3. Da die – nicht näher begründeten – Ausführungen des Asylgerichtshofes zur medizinischen Versorgungslage in Afghanistan somit in offenkundigem Widerspruch zu den Länderfeststellungen des Bundesasylamtes stehen, hat der Asylgerichtshof die angefochtene Entscheidung in Bezug auf die Nichtzuerkennung subsidiären Schutzes willkürlich begründet und den Beschwerdeführer dadurch in dem durch das Bundesverfassungsgesetz BGBl 390/1973 verfassungsgesetzlich gewährleisteten Recht auf Gleichbehandlung von Fremden untereinander verletzt.

B. Soweit die Beschwerde sich im Übrigen gegen die Abweisung des Antrages bezüglich der Zuerkennung des Asylstatus richtet, wird ihre Behandlung aus folgendem Grund abgelehnt:

Der Verfassungsgerichtshof kann die Behandlung einer Be schwerde gemäß Art 144a B VG ablehnen, wenn von der Entscheidung die Klärung einer verfassungsrechtlichen Frage nicht zu erwarten ist (Art144a Abs 2 B VG). Ein solcher Fall liegt vor, wenn zur Beantwortung der maßgebenden Fragen spezifisch verfassungsrecht liche Überlegungen nicht erforderlich sind.

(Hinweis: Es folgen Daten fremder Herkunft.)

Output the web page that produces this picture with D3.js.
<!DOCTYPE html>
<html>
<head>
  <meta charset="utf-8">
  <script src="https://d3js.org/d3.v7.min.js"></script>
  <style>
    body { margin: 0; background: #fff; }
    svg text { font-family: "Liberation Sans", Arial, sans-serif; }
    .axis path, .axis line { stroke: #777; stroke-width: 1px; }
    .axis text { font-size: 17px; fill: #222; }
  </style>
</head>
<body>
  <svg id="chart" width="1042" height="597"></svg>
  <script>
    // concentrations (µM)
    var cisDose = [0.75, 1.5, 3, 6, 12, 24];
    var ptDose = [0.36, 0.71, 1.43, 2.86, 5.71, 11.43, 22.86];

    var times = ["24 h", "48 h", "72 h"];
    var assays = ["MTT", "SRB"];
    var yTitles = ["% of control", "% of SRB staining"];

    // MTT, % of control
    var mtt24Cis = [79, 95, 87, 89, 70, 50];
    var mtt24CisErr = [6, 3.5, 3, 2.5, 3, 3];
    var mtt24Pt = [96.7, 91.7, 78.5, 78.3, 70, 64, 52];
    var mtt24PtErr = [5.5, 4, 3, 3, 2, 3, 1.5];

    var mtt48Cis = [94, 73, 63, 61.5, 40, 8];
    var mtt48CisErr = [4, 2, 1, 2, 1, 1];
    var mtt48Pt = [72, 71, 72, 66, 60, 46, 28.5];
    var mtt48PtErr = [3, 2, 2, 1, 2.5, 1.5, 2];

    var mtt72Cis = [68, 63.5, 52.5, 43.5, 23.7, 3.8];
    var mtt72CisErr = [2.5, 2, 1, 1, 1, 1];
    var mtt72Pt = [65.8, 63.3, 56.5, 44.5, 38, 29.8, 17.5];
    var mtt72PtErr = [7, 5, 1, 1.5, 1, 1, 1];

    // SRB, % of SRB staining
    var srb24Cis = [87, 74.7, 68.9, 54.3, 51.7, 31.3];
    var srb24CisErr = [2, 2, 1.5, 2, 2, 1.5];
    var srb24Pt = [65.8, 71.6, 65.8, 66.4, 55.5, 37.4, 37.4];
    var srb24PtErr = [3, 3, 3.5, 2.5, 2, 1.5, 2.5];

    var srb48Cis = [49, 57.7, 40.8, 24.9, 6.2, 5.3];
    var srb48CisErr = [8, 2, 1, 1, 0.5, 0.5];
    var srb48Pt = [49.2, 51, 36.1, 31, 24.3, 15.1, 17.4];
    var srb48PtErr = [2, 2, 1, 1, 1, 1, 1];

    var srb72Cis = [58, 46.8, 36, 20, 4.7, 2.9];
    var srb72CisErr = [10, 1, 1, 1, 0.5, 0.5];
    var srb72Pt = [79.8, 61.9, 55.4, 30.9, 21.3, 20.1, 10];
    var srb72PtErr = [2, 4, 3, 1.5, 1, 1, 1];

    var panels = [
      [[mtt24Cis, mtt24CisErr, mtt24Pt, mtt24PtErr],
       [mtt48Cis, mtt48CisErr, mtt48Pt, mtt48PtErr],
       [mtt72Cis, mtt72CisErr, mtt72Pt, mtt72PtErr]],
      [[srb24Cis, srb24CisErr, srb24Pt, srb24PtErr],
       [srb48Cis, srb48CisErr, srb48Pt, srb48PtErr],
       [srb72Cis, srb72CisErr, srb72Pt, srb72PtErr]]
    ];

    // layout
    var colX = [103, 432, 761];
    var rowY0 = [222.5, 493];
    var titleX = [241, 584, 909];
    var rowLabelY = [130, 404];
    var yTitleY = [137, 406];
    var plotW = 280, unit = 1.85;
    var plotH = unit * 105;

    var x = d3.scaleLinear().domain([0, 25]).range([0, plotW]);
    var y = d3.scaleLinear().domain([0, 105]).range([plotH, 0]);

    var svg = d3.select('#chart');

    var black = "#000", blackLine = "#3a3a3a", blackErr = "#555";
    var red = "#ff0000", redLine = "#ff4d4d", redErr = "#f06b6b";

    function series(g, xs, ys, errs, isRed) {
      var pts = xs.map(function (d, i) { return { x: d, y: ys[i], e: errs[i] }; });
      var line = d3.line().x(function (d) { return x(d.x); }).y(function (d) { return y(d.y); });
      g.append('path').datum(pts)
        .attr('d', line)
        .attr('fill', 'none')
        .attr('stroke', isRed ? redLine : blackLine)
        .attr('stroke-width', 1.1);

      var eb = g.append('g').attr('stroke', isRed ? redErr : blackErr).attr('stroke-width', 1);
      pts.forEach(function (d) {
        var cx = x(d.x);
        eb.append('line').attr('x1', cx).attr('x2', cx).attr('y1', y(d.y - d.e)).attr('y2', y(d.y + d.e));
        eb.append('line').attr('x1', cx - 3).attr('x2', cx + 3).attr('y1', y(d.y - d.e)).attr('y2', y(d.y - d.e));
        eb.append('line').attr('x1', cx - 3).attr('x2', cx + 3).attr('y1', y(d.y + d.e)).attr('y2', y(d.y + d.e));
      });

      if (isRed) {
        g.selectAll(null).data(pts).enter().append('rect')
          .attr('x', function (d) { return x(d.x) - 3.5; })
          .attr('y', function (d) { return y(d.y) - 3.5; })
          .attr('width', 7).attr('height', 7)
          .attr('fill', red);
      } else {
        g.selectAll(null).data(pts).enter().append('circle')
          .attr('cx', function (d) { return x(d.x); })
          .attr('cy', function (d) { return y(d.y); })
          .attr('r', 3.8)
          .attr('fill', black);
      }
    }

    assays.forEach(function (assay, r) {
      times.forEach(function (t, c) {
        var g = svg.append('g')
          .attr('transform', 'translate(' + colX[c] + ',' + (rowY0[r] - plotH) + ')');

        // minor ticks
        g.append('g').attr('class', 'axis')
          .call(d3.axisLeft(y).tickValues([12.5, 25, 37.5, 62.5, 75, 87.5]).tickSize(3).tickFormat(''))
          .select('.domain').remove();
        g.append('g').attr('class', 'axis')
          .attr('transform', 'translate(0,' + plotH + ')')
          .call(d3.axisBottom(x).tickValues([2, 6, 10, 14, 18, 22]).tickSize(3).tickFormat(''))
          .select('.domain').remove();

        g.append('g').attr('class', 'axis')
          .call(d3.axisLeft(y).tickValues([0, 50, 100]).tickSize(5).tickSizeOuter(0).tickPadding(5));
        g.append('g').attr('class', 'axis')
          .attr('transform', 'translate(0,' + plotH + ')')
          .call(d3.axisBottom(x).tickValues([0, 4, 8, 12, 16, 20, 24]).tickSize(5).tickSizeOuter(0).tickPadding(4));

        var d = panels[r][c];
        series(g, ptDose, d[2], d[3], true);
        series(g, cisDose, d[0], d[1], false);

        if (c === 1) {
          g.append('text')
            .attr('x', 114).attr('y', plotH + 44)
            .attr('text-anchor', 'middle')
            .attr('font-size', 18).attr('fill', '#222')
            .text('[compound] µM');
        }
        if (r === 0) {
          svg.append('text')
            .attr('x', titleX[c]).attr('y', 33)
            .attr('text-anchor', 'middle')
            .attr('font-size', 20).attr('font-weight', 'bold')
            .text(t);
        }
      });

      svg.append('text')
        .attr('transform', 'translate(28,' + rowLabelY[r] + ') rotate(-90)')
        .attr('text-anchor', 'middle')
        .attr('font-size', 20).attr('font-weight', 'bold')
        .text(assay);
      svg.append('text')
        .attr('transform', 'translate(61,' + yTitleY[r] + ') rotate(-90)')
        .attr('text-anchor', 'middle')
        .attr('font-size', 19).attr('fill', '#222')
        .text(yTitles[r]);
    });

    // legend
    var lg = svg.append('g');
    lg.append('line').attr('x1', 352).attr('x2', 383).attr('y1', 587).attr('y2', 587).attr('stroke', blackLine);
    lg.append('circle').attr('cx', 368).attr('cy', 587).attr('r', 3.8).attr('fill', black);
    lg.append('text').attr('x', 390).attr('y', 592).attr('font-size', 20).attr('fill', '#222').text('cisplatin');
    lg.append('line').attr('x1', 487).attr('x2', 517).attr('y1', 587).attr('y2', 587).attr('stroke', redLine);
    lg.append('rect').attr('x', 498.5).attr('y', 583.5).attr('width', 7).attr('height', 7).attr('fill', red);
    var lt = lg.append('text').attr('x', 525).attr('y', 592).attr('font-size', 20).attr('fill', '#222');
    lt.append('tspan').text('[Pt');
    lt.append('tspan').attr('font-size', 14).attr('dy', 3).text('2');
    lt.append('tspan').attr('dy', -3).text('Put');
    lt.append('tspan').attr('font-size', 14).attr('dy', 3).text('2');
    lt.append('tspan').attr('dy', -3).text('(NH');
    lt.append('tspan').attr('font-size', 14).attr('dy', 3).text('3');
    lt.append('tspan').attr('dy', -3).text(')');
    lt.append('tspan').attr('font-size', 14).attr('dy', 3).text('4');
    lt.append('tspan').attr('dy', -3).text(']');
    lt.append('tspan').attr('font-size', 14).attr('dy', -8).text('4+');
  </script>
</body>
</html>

Die vorliegende Beschwerde rügt die Verletzung in näher bezeichneten verfassungsgesetzlich gewährleisteten Rechten. Die gerügten Rechtsverletzungen wären im vorliegenden Fall aber nur die Folge einer – allenfalls grob – unrichtigen Anwendung des einfachen Gesetzes. Spezifisch verfassungsrechtliche Überlegungen sind zur Beantwortung der aufgeworfenen Fragen nicht anzustellen.

Demgemäß wurde beschlossen, von einer Behandlung der Be schwerde, soweit sie sich gegen die Abweisung des Antrages bezüglich der Zuerkennung des Asylstatus richtet, abzusehen.

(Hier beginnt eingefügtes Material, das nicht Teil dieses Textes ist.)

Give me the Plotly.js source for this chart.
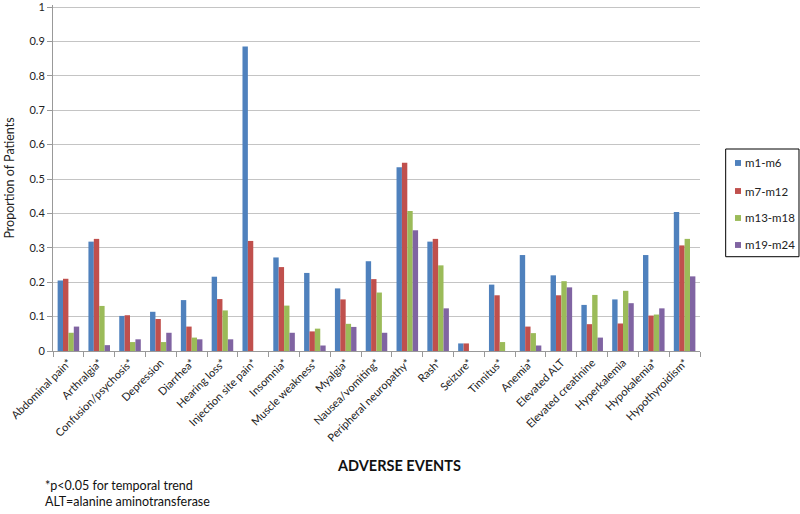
<!DOCTYPE html>
<html>
<head>
<meta charset="utf-8">
<script src="https://cdn.plot.ly/plotly-3.0.1.min.js"></script>
<style>html,body{margin:0;padding:0;background:#fff;}#chart{width:800px;height:514px;}</style>
</head>
<body>
<div id="chart"></div>
<script>
const categories = ["Abdominal pain*","Arthralgia*","Confusion/psychosis*","Depression","Diarrhea*","Hearing loss*","Injection site pain*","Insomnia*","Muscle weakness*","Myalgia*","Nausea/vomiting*","Peripheral neuropathy*","Rash*","Seizure*","Tinnitus*","Anemia*","Elevated ALT","Elevated creatinine","Hyperkalemia","Hypokalemia*","Hypothyroidism*"];
const m1_m6   = [0.205,0.318,0.102,0.114,0.148,0.216,0.885,0.272,0.227,0.182,0.261,0.534,0.318,0.022,0.193,0.279,0.220,0.134,0.150,0.279,0.404];
const m7_m12  = [0.210,0.326,0.104,0.093,0.071,0.151,0.320,0.244,0.057,0.150,0.209,0.547,0.326,0.022,0.162,0.071,0.162,0.078,0.080,0.103,0.307];
const m13_m18 = [0.053,0.131,0.026,0.026,0.039,0.118,0,0.132,0.065,0.079,0.170,0.407,0.249,0,0.026,0.052,0.203,0.163,0.175,0.106,0.326];
const m19_m24 = [0.071,0.017,0.034,0.053,0.034,0.034,0,0.053,0.016,0.070,0.053,0.351,0.124,0,0,0.016,0.185,0.039,0.139,0.124,0.217];
const seriesNames = ["m1-m6","m7-m12","m13-m18","m19-m24"];
const seriesColors = ["#4F81BD","#C0504D","#9BBB59","#8064A2"];
const yTicks = [0,0.1,0.2,0.3,0.4,0.5,0.6,0.7,0.8,0.9,1];
const yTickText = ["0","0.1","0.2","0.3","0.4","0.5","0.6","0.7","0.8","0.9","1"];
const footnotes = ["*p<0.05 for temporal trend", "ALT=alanine aminotransferase"];

const series = [m1_m6, m7_m12, m13_m18, m19_m24];
const data = series.map((vals, i) => ({
  type: 'bar', x: categories, y: vals, name: seriesNames[i],
  showlegend: false,
  marker: {color: seriesColors[i], line: {width: 0}}
}));

const font = "Lato, 'Open Sans', sans-serif";

// custom legend (box, swatches, labels) in paper coordinates
const legX0 = 1.0397, legX1 = 1.153, legY0 = 0.2725, legY1 = 0.5838;
const legItemY = [0.5434, 0.4624, 0.3844, 0.3064];
const shapes = [{type: 'rect', xref: 'paper', yref: 'paper', x0: legX0, x1: legX1, y0: legY0, y1: legY1,
  line: {color: '#000', width: 1}, fillcolor: 'rgba(0,0,0,0)'}];
const annotations = [];
seriesNames.forEach((nm, i) => {
  shapes.push({type: 'rect', xref: 'paper', yref: 'paper', x0: 1.0541, x1: 1.0634,
    y0: legItemY[i] - 0.0085, y1: legItemY[i] + 0.0085, line: {width: 0}, fillcolor: seriesColors[i]});
  annotations.push({text: nm, xref: 'paper', yref: 'paper', x: 1.0665, y: legItemY[i],
    xanchor: 'left', yanchor: 'middle', showarrow: false, font: {family: font, size: 11.5, color: '#222'}});
});
annotations.push(
  {text: '<b>ADVERSE EVENTS</b>', xref: 'paper', yref: 'paper', x: 0.5348, y: -0.3295,
   xanchor: 'center', yanchor: 'middle', showarrow: false, font: {family: font, size: 14.5, color: '#111'}},
  {text: footnotes.join('<br>'), xref: 'paper', yref: 'paper', x: -0.0155, y: -0.463,
   xanchor: 'left', yanchor: 'bottom', align: 'left', showarrow: false, font: {family: font, size: 12.5, color: '#111'}}
);

const layout = {
  width: 800, height: 514,
  margin: {l: 53, r: 100, t: 5, b: 163},
  paper_bgcolor: '#fff', plot_bgcolor: '#fff',
  font: {family: font, size: 11, color: '#222'},
  barmode: 'group', bargap: 0.3, bargroupgap: 0,
  showlegend: false,
  xaxis: {
    type: 'category', tickangle: -45, tickson: 'boundaries',
    ticks: 'outside', ticklen: 5, tickcolor: '#999',
    showline: true, linecolor: '#999', linewidth: 1,
    showgrid: false, tickfont: {family: font, size: 11, color: '#222'},
    automargin: false
  },
  yaxis: {
    range: [0, 1.006], tickvals: yTicks, ticktext: yTickText,
    ticks: 'outside', ticklen: 5, tickcolor: '#999',
    showline: true, linecolor: '#999', linewidth: 1,
    showgrid: true, gridcolor: '#c4c4c4', gridwidth: 1,
    zeroline: false, ticklabeloverflow: 'allow',
    tickfont: {family: font, size: 11, color: '#222'},
    title: {text: 'Proportion of Patients', font: {family: font, size: 12.5, color: '#222'}, standoff: 12},
    automargin: false
  },
  shapes: shapes,
  annotations: annotations
};

Plotly.newPlot('chart', data, layout, {displayModeBar: false, staticPlot: true});
</script>
</body>
</html>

III. Ergebnis und damit zusammenhängende Ausführungen

1. Der Beschwerdeführer ist somit durch die angefochtene Entscheidung, soweit damit seine Beschwerde gegen die Abweisung des Antrages bezüglich der Zuerkennung subsidiären Schutzes und gegen seine Ausweisung aus dem österreichischen Bundesgebiet nach Afghanistan abgewiesen wird, in dem durch das Bundesverfassungsgesetz BGBl 390/1973 verfassungsgesetzlich gewährleisteten Recht auf Gleichbehandlung von Fremden untereinander verletzt worden.

Die angefochtene Entscheidung ist daher insoweit aufzuheben, ohne dass auf das weitere Beschwerdevorbringen einzugehen ist.

2. Im Übrigen ist die Behandlung der Beschwerde abzulehnen.

3. Die Kostenentscheidung beruht auf § 88a iVm § 88 VfGG. In den zugesprochenen Kosten ist Umsatzsteuer in der Höhe von € 400,– sowie eine Eingabengebühr gemäß § 17a VfGG in der Höhe von € 220,– enthalten.

4. Diese Entscheidung konnte gemäß § 19 Abs 4 erster Satz iVm § 31 VfGG ohne mündliche Verhandlung in nichtöffentlicher Sitzung getroffen werden.